Why intern() does not work with literal 'java'?

Abhishek Kumar :

I have tried below code:

public class TestIntern {
  public static void main(String[] args) {
   char[] c1={'a','b','h','i'};
   String s1 = new String(c1);
   s1.intern();
   String s2="abhi";
   System.out.println(s1==s2);//true

   char[] c2={'j','a','v','a'};
   String sj1 = new String(c2);
   sj1.intern();
   String sj2="java";
   System.out.println(sj1==sj2);//false

   char[] c3={'J','A','V','A'};
   String tj1 = new String(c3);
   tj1.intern();
   String tj2="JAVA";
   System.out.println(tj1==tj2);//true
  }
}

I have tried many different literals.

Could anyone please explain why intern() doesn't work as expected with literal "java"? Why do the above reference comparisons evaluate to true, except when the literal is "java"?

Petr Janeček :

When the JVM first encounters the new String(new char[] {'a', 'b', 'h', 'i'}) string and you call intern() on it, the reference you just created becomes the canonical one and is stored in the string constant pool. Then "abhi" is pulled out from the constant pool - your canonical instance has been reused.
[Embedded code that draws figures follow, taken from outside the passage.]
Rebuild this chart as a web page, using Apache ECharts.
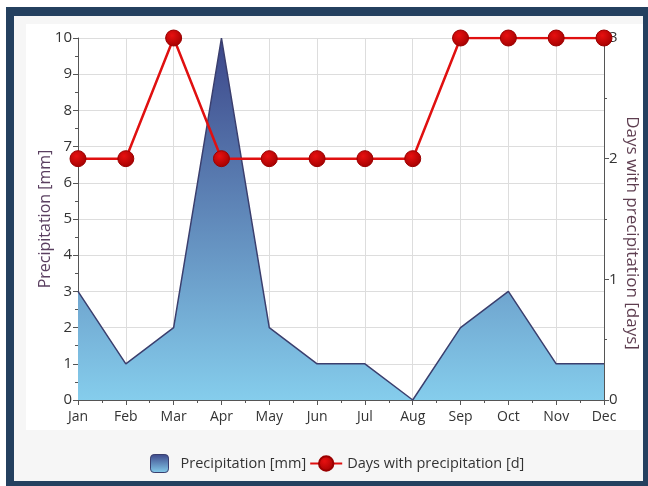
<!DOCTYPE html>
<html>
<head>
<meta charset="utf-8">
<script src="https://cdn.jsdelivr.net/npm/echarts@6/dist/echarts.min.js"></script>
<style>
  body { margin: 0; background: #fff; }
  #frame { position: absolute; left: 6px; top: 7px; width: 642px; height: 479px; background: #24405f; }
  #inner { position: absolute; left: 14px; top: 16px; width: 629px; height: 465px; background: #f6f6f6; }
  #panel { position: absolute; left: 26px; top: 24px; width: 617px; height: 406px; background: #fff; }
  #main { position: absolute; left: 0; top: 0; width: 648px; height: 486px; }
</style>
</head>
<body>
<div id="frame"></div>
<div id="inner"></div>
<div id="panel"></div>
<div id="main"></div>
<script>
// chart data
const months = ['Jan', 'Feb', 'Mar', 'Apr', 'May', 'Jun', 'Jul', 'Aug', 'Sep', 'Oct', 'Nov', 'Dec'];
const precipitation = [3, 1, 2, 10, 2, 1, 1, 0, 2, 3, 1, 1];
const rainDays = [2, 2, 3, 2, 2, 2, 2, 2, 3, 3, 3, 3];

const fontFamily = '"Open Sans", sans-serif';
const axisColor = '#555';

const areaFill = {
  type: 'linear', x: 0, y: 0, x2: 0, y2: 1,
  colorStops: [
    { offset: 0, color: '#3c4689' },
    { offset: 1, color: '#85cdec' }
  ]
};
const markerFill = {
  type: 'radial', x: 0.4, y: 0.35, r: 0.7,
  colorStops: [
    { offset: 0, color: '#e81010' },
    { offset: 1, color: '#a00000' }
  ]
};

const chart = echarts.init(document.getElementById('main'));

chart.setOption({
  animation: false,
  textStyle: { fontFamily: fontFamily },
  grid: { left: 78, right: 44, top: 38, bottom: 86, outerBoundsMode: 'none' },
  legend: {
    bottom: 8,
    left: 145,
    itemWidth: 32,
    itemHeight: 18,
    itemGap: 3,
    textStyle: { fontSize: 14.5, color: '#333' },
    data: [
      {
        name: 'Precipitation [mm]',
        icon: 'path://M2,0H8A2,2,0,0,1,10,2V8A2,2,0,0,1,8,10H2A2,2,0,0,1,0,8V2A2,2,0,0,1,2,0Z',
        itemStyle: { color: areaFill, borderColor: '#3b3f6e', borderWidth: 1 }
      },
      { name: 'Days with precipitation [d]' }
    ]
  },
  xAxis: {
    type: 'value',
    min: 0,
    max: months.length - 1,
    interval: 1,
    axisLine: { show: true, lineStyle: { color: axisColor } },
    axisTick: { show: true, length: 5, lineStyle: { color: axisColor } },
    minorTick: { show: true, splitNumber: 2, length: 3, lineStyle: { color: axisColor } },
    axisLabel: {
      color: '#333', fontSize: 14, margin: 10,
      formatter: (v) => months[v] || ''
    },
    splitLine: { show: true, lineStyle: { color: '#dddddd' } }
  },
  yAxis: [
    {
      type: 'value',
      min: 0, max: 10, interval: 1,
      name: 'Precipitation [mm]',
      nameLocation: 'middle',
      nameRotate: 90,
      nameGap: 25,
      nameMoveOverlap: false,
      nameTextStyle: { color: '#5a3f60', fontSize: 16 },
      axisLine: { show: true, lineStyle: { color: axisColor } },
      axisTick: { show: true, length: 5, lineStyle: { color: axisColor } },
      minorTick: { show: true, splitNumber: 2, length: 3, lineStyle: { color: axisColor } },
      axisLabel: { color: '#333', fontSize: 15, margin: 6 },
      splitLine: { show: true, lineStyle: { color: '#dddddd' } }
    },
    {
      type: 'value',
      min: 0, max: 3, interval: 1,
      position: 'right',
      name: 'Days with precipitation [days]',
      nameLocation: 'middle',
      nameRotate: -90,
      nameGap: 19,
      nameMoveOverlap: false,
      nameTextStyle: { color: '#5e3e50', fontSize: 17, padding: [0, 0, 0, 28] },
      axisLine: { show: true, lineStyle: { color: axisColor } },
      axisTick: { show: true, length: 5, lineStyle: { color: axisColor } },
      minorTick: { show: true, splitNumber: 2, length: 3, lineStyle: { color: axisColor } },
      axisLabel: { color: '#333', fontSize: 15, margin: 5 },
      splitLine: { show: false }
    }
  ],
  series: [
    {
      name: 'Precipitation [mm]',
      type: 'line',
      yAxisIndex: 0,
      data: precipitation.map((v, i) => [i, v]),
      symbol: 'none',
      lineStyle: { color: '#3b3f6e', width: 1.5 },
      itemStyle: { color: areaFill },
      areaStyle: { color: areaFill, opacity: 1 },
      z: 2
    },
    {
      name: 'Days with precipitation [d]',
      type: 'line',
      yAxisIndex: 1,
      data: rainDays.map((v, i) => [i, v]),
      symbol: 'circle',
      symbolSize: 16,
      lineStyle: { color: '#e01010', width: 2.5 },
      itemStyle: { color: markerFill, borderColor: '#9a0000', borderWidth: 1 },
      z: 3
    }
  ]
});
</script>
</body>
</html>
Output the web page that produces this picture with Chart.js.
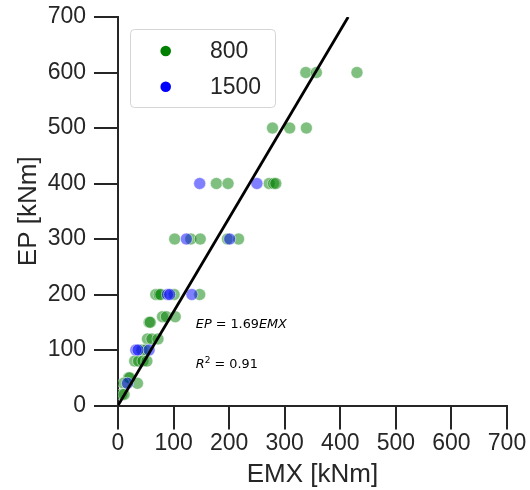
<!DOCTYPE html>
<html lang="en">
<head>
<meta charset="UTF-8">
<title>EP vs EMX</title>
<script src="https://cdn.jsdelivr.net/npm/chart.js"></script>
<style>
  body { margin: 0; background: #fff; }
  canvas { display: block; }
</style>
</head>
<body>
<canvas id="epChart" width="530" height="490"></canvas>
<script>
// 800 series: EMX [kNm] and matching EP [kNm]
const emx800 = [338, 357, 430,
                278, 309, 339,
                177, 198, 272, 280, 284,
                102, 131, 148, 197, 217,
                68, 74, 77, 101, 147,
                80, 87, 103,
                56, 58,
                53, 61, 72,
                43, 50,
                30, 37, 45, 52,
                19, 21,
                10, 35,
                7, 11];
const ep800 = [600, 600, 600,
               500, 500, 500,
               400, 400, 400, 400, 400,
               300, 300, 300, 300, 300,
               200, 200, 200, 200, 200,
               160, 160, 160,
               150, 150,
               120, 120, 120,
               100, 100,
               80, 80, 80, 80,
               50, 50,
               40, 40,
               20, 20];

// 1500 series
const emx1500 = [147, 250, 123, 201, 89, 93, 133, 32, 36, 56, 17];
const ep1500 = [400, 400, 300, 300, 200, 200, 200, 100, 100, 100, 40];

// linear fit through the origin
const fitSlope = 1.69;
const fitR2 = 0.91;

const axisTicks = [0, 100, 200, 300, 400, 500, 600, 700];
const seriesLabels = ['800', '1500'];
const seriesRgb = ['0,128,0', '0,0,255'];

const ink = '#262626';
const toPoints = (xs, ys) => xs.map((x, i) => ({ x: x, y: ys[i] }));
const axisMax = axisTicks[axisTicks.length - 1];

// draws a run of text pieces, each with its own font and vertical shift
function drawRun(ctx, x, y, pieces) {
    pieces.forEach(p => {
        ctx.font = p.font;
        ctx.fillText(p.text, x, y - (p.rise || 0));
        x += ctx.measureText(p.text).width;
    });
}

const fitLabel = {
    id: 'fitLabel',
    afterDatasetsDraw(chart) {
        const ctx = chart.ctx;
        const xs = chart.scales.x, ys = chart.scales.y;
        const it = 'italic 12.8px "DejaVu Sans"', rm = '12.8px "DejaVu Sans"';
        ctx.save();
        ctx.fillStyle = '#000';
        ctx.textBaseline = 'alphabetic';
        drawRun(ctx, xs.getPixelForValue(140), ys.getPixelForValue(140), [
            { text: 'EP', font: it },
            { text: ' = ', font: rm },
            { text: fitSlope.toFixed(2), font: rm },
            { text: 'EMX', font: it }
        ]);
        drawRun(ctx, xs.getPixelForValue(140), ys.getPixelForValue(67), [
            { text: 'R', font: it },
            { text: '2', font: '9px "DejaVu Sans"', rise: 5 },
            { text: ' = ' + fitR2.toFixed(2), font: rm }
        ]);
        ctx.restore();
    }
};

const legendBox = {
    id: 'legendBox',
    afterDraw(chart) {
        const ctx = chart.ctx, area = chart.chartArea;
        const x = area.left + 12, y = area.top + 12;
        ctx.save();
        ctx.beginPath();
        ctx.roundRect(x + 0.5, y + 0.5, 145, 78, 4);
        ctx.fillStyle = 'rgba(255,255,255,0.8)';
        ctx.fill();
        ctx.strokeStyle = '#d5d5d5';
        ctx.lineWidth = 1;
        ctx.stroke();
        ctx.font = '23px "Liberation Sans"';
        ctx.textBaseline = 'middle';
        seriesLabels.forEach((lab, i) => {
            const cy = y + 22 + i * 35.7;
            ctx.beginPath();
            ctx.arc(x + 35.7, cy, 5.3, 0, Math.PI * 2);
            ctx.fillStyle = 'rgb(' + seriesRgb[i] + ')';
            ctx.fill();
            ctx.fillStyle = ink;
            ctx.fillText(lab, x + 80, cy + 1);
        });
        ctx.restore();
    }
};

function scatterSet(label, rgb, xs, ys, order) {
    return {
        label: label,
        data: toPoints(xs, ys),
        backgroundColor: 'rgba(' + rgb + ',0.5)',
        borderColor: 'rgba(255,255,255,0.5)',
        borderWidth: 1,
        pointRadius: 6,
        order: order
    };
}

function axis(title, titlePadding, tickPadding, fit) {
    return {
        type: 'linear',
        min: 0,
        max: axisMax,
        afterBuildTicks: s => { s.ticks = axisTicks.map(v => ({ value: v })); },
        afterFit: fit,
        ticks: {
            color: ink,
            padding: tickPadding,
            maxRotation: 0,
            autoSkip: false,
            font: { family: 'Liberation Sans', size: 23 }
        },
        grid: {
            drawOnChartArea: false,
            drawTicks: true,
            tickLength: 24,
            color: ink,
            lineWidth: 2
        },
        border: { display: true, color: ink, width: 2 },
        title: {
            display: true,
            text: title,
            color: ink,
            padding: titlePadding,
            font: { family: 'Liberation Sans', size: 26 }
        }
    };
}

new Chart(document.getElementById('epChart'), {
    type: 'scatter',
    data: {
        datasets: [
            {
                label: 'fit',
                data: [{ x: 0, y: 0 }, { x: axisMax / fitSlope, y: axisMax }],
                showLine: true,
                borderColor: '#000',
                borderWidth: 2.8,
                pointRadius: 0,
                order: 0
            },
            scatterSet(seriesLabels[1], seriesRgb[1], emx1500, ep1500, 1),
            scatterSet(seriesLabels[0], seriesRgb[0], emx800, ep800, 2)
        ]
    },
    options: {
        responsive: false,
        devicePixelRatio: 1,
        animation: false,
        layout: { padding: { top: 17, right: 23, bottom: 0, left: 0 } },
        plugins: {
            legend: { display: false },
            tooltip: { enabled: false }
        },
        scales: {
            x: axis('EMX [kNm]', { top: 0, bottom: 0 }, 0, s => {
                s.height = 84.5;
                s.paddingLeft = 0;
                s.paddingRight = 0;
            }),
            y: axis('EP [kNm]', { top: 13, bottom: 0 }, 8, s => {
                s.width = 118;
                s.paddingTop = 0;
                s.paddingBottom = 0;
            })
        }
    },
    plugins: [fitLabel, legendBox]
});
</script>
</body>
</html>
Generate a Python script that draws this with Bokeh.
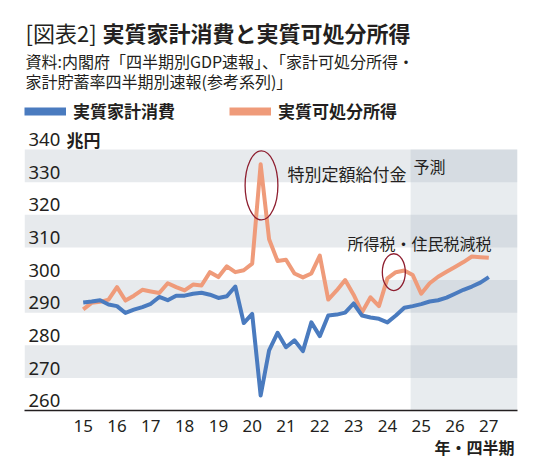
from bokeh.plotting import figure
from bokeh.models import Range1d, FixedTicker, Legend, LegendItem, ColumnDataSource, Label, Title
from bokeh.core.properties import value
from bokeh.embed import file_html
from bokeh.resources import INLINE

# ---------------- data ----------------
years = [2015, 2016, 2017, 2018, 2019, 2020, 2021, 2022, 2023, 2024, 2025, 2026, 2027]
year_labels = ["15", "16", "17", "18", "19", "20", "21", "22", "23", "24", "25", "26", "27"]
quarters = [f"{y}Q{q}" for y in years for q in (1, 2, 3, 4)][:49]   # 2015Q1 .. 2027Q1
y_ticks = [260, 270, 280, 290, 300, 310, 320, 330, 340]
y_unit = "兆円"

# 実質家計消費 (兆円)
consumption = [293.1, 293.4, 293.8, 292.5, 292.0, 289.9, 290.9, 291.7, 292.7, 294.8,
               293.8, 295.2, 295.2, 295.8, 296.1, 295.5, 294.5, 295.0, 298.0, 286.8,
               289.6, 264.6, 278.4, 283.8, 279.4, 281.5, 278.2, 287.0, 282.8, 289.1,
               289.4, 290.0, 292.8, 289.1, 288.5, 288.1, 287.0, 289.1, 291.5, 292.0,
               292.6, 293.4, 293.8, 294.6, 295.8, 297.0, 298.0, 299.2, 300.9]
# 実質可処分所得 (兆円)
income = [291.0, 293.0, 293.3, 294.0, 297.8, 293.7, 295.2, 297.0, 296.5, 296.0,
          299.0, 297.8, 296.8, 298.6, 298.3, 302.4, 300.9, 304.2, 302.4, 303.0,
          305.0, 335.5, 312.5, 305.8, 306.2, 302.0, 300.8, 302.0, 307.5, 294.0,
          296.8, 300.0, 295.5, 290.1, 294.7, 292.0, 300.5, 302.4, 302.9, 301.5,
          295.8, 299.0, 301.0, 302.5, 304.0, 305.5, 307.2, 307.0, 306.8]

forecast_from = "2024Q4"
series_names = ["実質家計消費", "実質可処分所得"]
series_colors = ["#4a7bbf", "#ef9b7a"]

title_tag = "[図表2]"
title_text = "実質家計消費と実質可処分所得"
source_line1 = "資料:内閣府「四半期別GDP速報」、「家計可処分所得・"
source_line2 = "家計貯蓄率四半期別速報(参考系列)」"
x_axis_title = "年・四半期"
note_benefit = "特別定額給付金"
note_forecast = "予測"
note_taxcut = "所得税・住民税減税"

# ---------------- layout (pixels of the 524x458 canvas) ----------------
W, H = 524, 458
FL, FR, FB = 24, 517, 410          # frame left / right / bottom; frame top = 0
PX_YEAR = 33.8                      # pixels per year
PX_UNIT = 3.2625                    # pixels per 兆円
X0 = years[0] - (82.7 - FL) / PX_YEAR
X1 = X0 + (FR - FL) / PX_YEAR
Y0 = y_ticks[0]
Y1 = Y0 + FB / PX_UNIT


def dx(px):
    return X0 + (px - FL) / PX_YEAR


def dy(py):
    return Y0 + (FB - py) / PX_UNIT


qx = [int(s[:4]) + (int(s[5]) - 1) / 4 for s in quarters]
fc_start = qx[quarters.index(forecast_from)] - 0.0625

JP = "Noto Sans CJK JP"
TXT = "#231f20"

p = figure(width=W, height=H, x_range=Range1d(X0, X1), y_range=Range1d(Y0, Y1),
           output_backend="svg", toolbar_location=None, title=None, y_axis_location=None,
           min_border_left=FL, min_border_right=W - FR, min_border_top=0,
           min_border_bottom=H - FB)
p.outline_line_color = None
p.grid.visible = False
p.background_fill_color = "white"
p.border_fill_color = "white"

# alternating bands
band_bottom = y_ticks[1::2]
band_top = y_ticks[2::2]
p.quad(left=[X0] * len(band_bottom), right=[X1] * len(band_bottom),
       bottom=band_bottom, top=band_top, fill_color="#e7eaed", line_color=None)
# forecast shading
p.quad(left=[fc_start], right=[X1], bottom=[y_ticks[0]], top=[y_ticks[-1]],
       fill_color="#aabac5", fill_alpha=0.27, line_color=None)

# series lines
src = ColumnDataSource(dict(x=qx, c=consumption, i=income))
r_inc = p.line("x", "i", source=src, line_color=series_colors[1], line_width=4, line_join="round")
r_con = p.line("x", "c", source=src, line_color=series_colors[0], line_width=4, line_join="round")
# hidden twins, only used for the thicker legend swatches
sw_con = p.line("x", "c", source=src, line_color=series_colors[0], line_width=8, visible=False)
sw_inc = p.line("x", "i", source=src, line_color=series_colors[1], line_width=8, visible=False)

legend = Legend(items=[LegendItem(label=series_names[0], renderers=[sw_con]),
                       LegendItem(label=series_names[1], renderers=[sw_inc])],
                location=(0, 287), orientation="horizontal", margin=0, padding=0,
                spacing=54, glyph_width=42, glyph_height=20, label_standoff=7,
                label_text_font=JP, label_text_font_size="17px", label_text_font_style="bold",
                label_text_color=TXT, border_line_color=None, background_fill_alpha=0,
                inactive_fill_alpha=0)
p.add_layout(legend)

# y tick labels drawn inside the frame, sitting on their gridlines
p.text(x=[dx(28)] * len(y_ticks), y=[v + 3.0 for v in y_ticks], text=[str(v) for v in y_ticks],
       text_font=value("Noto Sans"), text_font_size="18.5px", text_color=TXT,
       text_align="left", text_baseline="alphabetic")
p.text(x=[dx(66)], y=[y_ticks[-1] + 3.0], text=[y_unit], text_font=value(JP),
       text_font_size="17px", text_font_style="bold", text_color=TXT,
       text_align="left", text_baseline="alphabetic")

# highlight ellipses
k1 = quarters.index("2020Q2")
k2 = quarters.index("2024Q2")
p.ellipse(x=[qx[k1] + 0.025, qx[k2] - 0.06], y=[income[k1] - 6.5, income[k2]],
          width=[0.97, 0.68], height=[21.2, 11.3],
          fill_color=None, line_color="#8e1f30", line_width=1.3)

# notes
p.text(x=[dx(287)], y=[dy(173)], text=[note_benefit], text_font=value(JP), text_font_size="17px",
       text_color=TXT, text_align="left", text_baseline="middle")
p.text(x=[dx(413)], y=[dy(165)], text=[note_forecast], text_font=value(JP), text_font_size="16px",
       text_color=TXT, text_align="left", text_baseline="middle")
p.text(x=[dx(347)], y=[dy(242)], text=[note_taxcut], text_font=value(JP), text_font_size="16px",
       text_color=TXT, text_align="left", text_baseline="middle")

# x axis
xa = p.xaxis[0]
xa.ticker = FixedTicker(ticks=years)
xa.major_label_overrides = {y: l for y, l in zip(years, year_labels)}
xa.axis_line_color = TXT
xa.axis_line_width = 1.5
xa.major_tick_line_color = None
xa.minor_tick_line_color = None
xa.major_tick_in = 0
xa.major_tick_out = 0
xa.major_label_standoff = 9
xa.major_label_text_font = "Noto Sans"
xa.major_label_text_font_size = "17px"
xa.major_label_text_color = TXT

p.add_layout(Title(text=x_axis_title, align="right", offset=3, standoff=-3, text_font=JP,
                   text_font_size="16px", text_font_style="bold", text_color=TXT), "below")

# header labels
p.add_layout(Label(x=dx(25), y=dy(31), text=title_tag, text_font=JP, text_font_size="22px",
                   text_color=TXT, text_baseline="middle"))
p.add_layout(Label(x=dx(102), y=dy(31), text=title_text, text_font=JP, text_font_size="22px",
                   text_font_style="bold", text_color=TXT, text_baseline="middle"))
p.add_layout(Label(x=dx(25), y=dy(60), text=source_line1, text_font=JP, text_font_size="16px",
                   text_color=TXT, text_baseline="middle"))
p.add_layout(Label(x=dx(25), y=dy(80), text=source_line2, text_font=JP, text_font_size="16px",
                   text_color=TXT, text_baseline="middle"))

open("out.html", "w").write(file_html(p, INLINE))
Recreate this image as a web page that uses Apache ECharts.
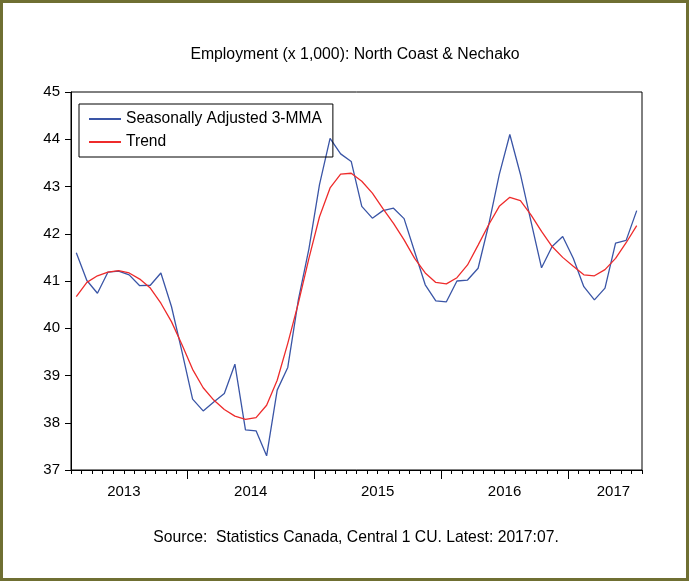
<!DOCTYPE html>
<html>
<head>
<meta charset="utf-8">
<script src="https://cdn.jsdelivr.net/npm/echarts@6/dist/echarts.min.js"></script>
<style>
    html, body {margin:0;padding:0;background:#ffffff;}
    #wrap {position:relative;width:689px;height:581px;}
    #chart {position:absolute;left:0;top:0;width:689px;height:581px;}
    #frame {position:absolute;left:0;top:0;width:689px;height:581px;box-sizing:border-box;border:3px solid #6f6f32;pointer-events:none;}
</style>
</head>
<body>
<div id="wrap">
    <div id="chart"></div>
    <div id="frame"></div>
</div>
<script>
    // months Feb 2013 .. Jul 2017
    var months = [];
    for (var y = 2013; y <= 2017; y++) {
        for (var m = 1; m <= 12; m++) {
            if (y == 2013 && m < 2) continue;
            if (y == 2017 && m > 7) continue;
            months.push(y + ':' + (m < 10 ? '0' + m : m));
        }
    }

    var seasAdj = [
        41.60, 41.01, 40.74, 41.19, 41.21, 41.13, 40.90, 40.91, 41.17, 40.46, 39.50,
        38.50, 38.25, 38.44, 38.62, 39.24, 37.85, 37.83, 37.30, 38.69, 39.17, 40.60, 41.68,
        43.04, 44.02, 43.69, 43.53, 42.58, 42.33, 42.49, 42.54, 42.32, 41.62, 40.92, 40.58,
        40.56, 41.00, 41.02, 41.27, 42.19, 43.25, 44.10, 43.26, 42.26, 41.28, 41.73, 41.94,
        41.48, 40.88, 40.60, 40.85, 41.80, 41.86, 42.49
    ];

    var trend = [
        40.67, 40.97, 41.11, 41.19, 41.22, 41.17, 41.04, 40.85, 40.53, 40.14, 39.65,
        39.13, 38.74, 38.48, 38.28, 38.14, 38.07, 38.11, 38.37, 38.90, 39.68, 40.53, 41.48,
        42.36, 42.97, 43.26, 43.28, 43.11, 42.86, 42.53, 42.22, 41.87, 41.48, 41.17, 40.97,
        40.94, 41.07, 41.34, 41.76, 42.19, 42.58, 42.77, 42.70, 42.40, 42.05, 41.73, 41.50,
        41.31, 41.13, 41.11, 41.24, 41.48, 41.81, 42.17
    ];

    // year labels sit at the middle of each year span (in months from Feb 2013)
    var yearLabels = ['2013', '2014', '2015', '2016', '2017'];
    var yearLabelPos = [5, 17, 29, 41, 51.3];
    var yearStarts = [11, 23, 35, 47];

    // a short tick at every month boundary
    var monthEdges = [];
    for (var i = 0; i <= months.length; i++) monthEdges.push(i);

    var font = 'Liberation Sans, Arial, sans-serif';

    var chart = echarts.init(document.getElementById('chart'));

    var option = {
        animation: false,
        backgroundColor: '#ffffff',
        grid: {
            left: 71, top: 92, right: 47, bottom: 111,
            show: true, borderColor: '#000000', borderWidth: 1,
            backgroundColor: 'transparent'
        },
        graphic: [
            {
                type: 'text', x: 355, y: 47,
                style: {
                    text: 'Employment (x 1,000): North Coast & Nechako',
                    textAlign: 'center',
                    font: '15.8px ' + font, fill: '#000000'
                }
            },
            {
                type: 'text', x: 356, y: 530,
                style: {
                    text: 'Source:  Statistics Canada, Central 1 CU. Latest: 2017:07.',
                    textAlign: 'center',
                    font: '15.7px ' + font, fill: '#000000'
                }
            }
        ],
        legend: {
            orient: 'vertical',
            left: 79, top: 104,
            padding: [7, 11, 7, 9],
            itemWidth: 32, itemHeight: 14, itemGap: 7,
            borderColor: '#000000', borderWidth: 1,
            itemStyle: {opacity: 0},
            textStyle: {fontFamily: font, fontSize: 15.6, color: '#000000'},
            data: ['Seasonally Adjusted 3-MMA', 'Trend']
        },
        xAxis: [
            {
                type: 'category',
                data: months,
                boundaryGap: true,
                axisLine: {lineStyle: {color: '#000000', width: 1}},
                axisTick: {show: false},
                axisLabel: {show: false},
                splitLine: {show: false}
            },
            {
                type: 'value',
                position: 'bottom',
                min: 0, max: months.length,
                axisLine: {show: false},
                axisTick: {show: true, length: 4, customValues: monthEdges, lineStyle: {color: '#000000'}},
                axisLabel: {show: false},
                splitLine: {show: false}
            },
            {
                type: 'value',
                position: 'bottom',
                min: 0, max: months.length,
                axisLine: {show: false},
                axisTick: {show: true, length: 9, customValues: yearStarts, lineStyle: {color: '#000000'}},
                axisLabel: {
                    customValues: yearLabelPos,
                    margin: 14,
                    fontFamily: font, fontSize: 15, color: '#000000',
                    formatter: function (v) {
                        var k = yearLabelPos.indexOf(v);
                        return k >= 0 ? yearLabels[k] : '';
                    }
                },
                splitLine: {show: false}
            }
        ],
        yAxis: {
            type: 'value',
            min: 37, max: 45, interval: 1,
            axisLine: {show: true, lineStyle: {color: '#000000'}},
            axisTick: {show: true, length: 6, lineStyle: {color: '#000000'}},
            axisLabel: {margin: 11, fontFamily: font, fontSize: 15, color: '#000000'},
            splitLine: {show: false}
        },
        series: [
            {
                name: 'Seasonally Adjusted 3-MMA',
                type: 'line',
                xAxisIndex: 0,
                data: seasAdj,
                symbol: 'none',
                lineStyle: {color: '#3a55a6', width: 1.3},
                itemStyle: {color: '#3a55a6'}
            },
            {
                name: 'Trend',
                type: 'line',
                xAxisIndex: 0,
                data: trend,
                symbol: 'none',
                lineStyle: {color: '#ee2b2b', width: 1.3},
                itemStyle: {color: '#ee2b2b'}
            }
        ]
    };
    chart.setOption(option);
</script>
</body>
</html>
Your problem is that the literal "java" exists in the constant string pool before the start of your program - the JVM simply has it there for some use. Therefore, calling intern() on new String(new char[] {'j', 'a', 'v', 'a'}) does not intern your reference. Instead, it returns the pre-existing canonical value from the constant pool, and you happily ignore the return value.

You should not ignore the return value, but use it. You never know whether your "definitely original" string has not been living in the constant pool since the start of the JVM. Anyway, all of this is implementation dependent, you should either always use the references returned by the intern() method, or never. Do not mix between them.